On 12/31/06, Dave Sampson <samper.d@xxxxxxxxx> wrote:
My recomendation, that may draw flames would be to forget about FEDORA's guis for now... Get it working from the command line. even if you only test it using PING. I find that FEDORA gui's work fine when the hardware is recognized on bootup. but special software I find battling the GUI's slow me down until I understand what the problem is. sometimes you need an updated driver, or try a different backend. then GUI is a frontend that works with different backends. Myself I have to run a Shell script manualy to get my ACX100 chipset to work... it took me a month or so of tinkering, but I got the card to work. All I needed was the NDISWRAPER and it worked like a charm. kinda cheating in the eyes of open source, but what works eh?.... then my guis recognized it flawlessly. Again, I bid you fun and luck.
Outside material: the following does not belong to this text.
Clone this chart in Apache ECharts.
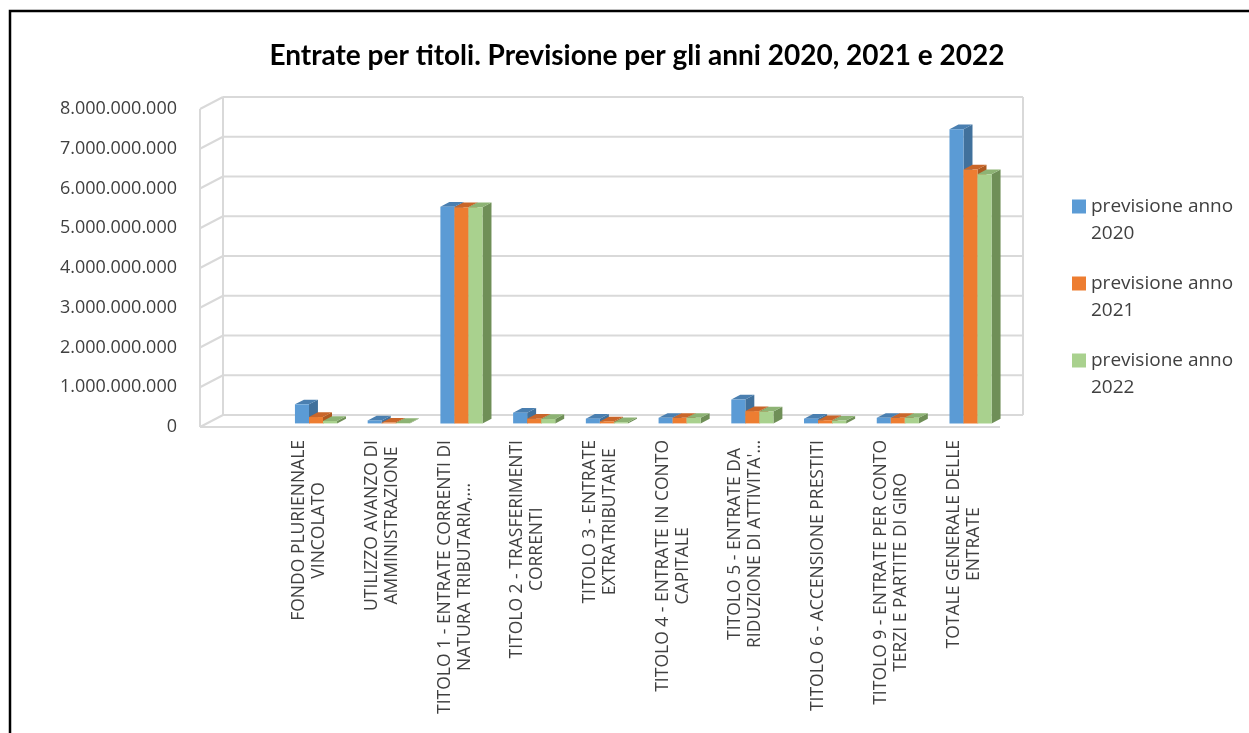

Timothy Murphy wrote: > Dave Sampson wrote: > > >> Try out this tutorial: >> >> >> > http://www.linuxhomenetworking.com/wiki/index.php/Quick_HOWTO_:_Ch13_:_Linux_Wireless_Networking > >> The wireless battle is a fun one... good luck >> > > Linux WiFi is not fun. > Setting up and maintaining a WiFi LAN > is a very painful experience. > > The tutorial above seems rather good, > though it doesn't mention NetworkManager. > I've been trying this for a couple of weeks, > and have very mixed feelings about it. > When it works it is fine; > when it stops working it is very hard to recover, > in my experience. > Even re-booting often will not do the trick, > at least in my setup. > > -- fedora-list mailing list fedora-list@xxxxxxxxxx To unsubscribe: https://www.redhat.com/mailman/listinfo/fedora-list
I am going to try Ndis wrapper. Does anyone know anything about this?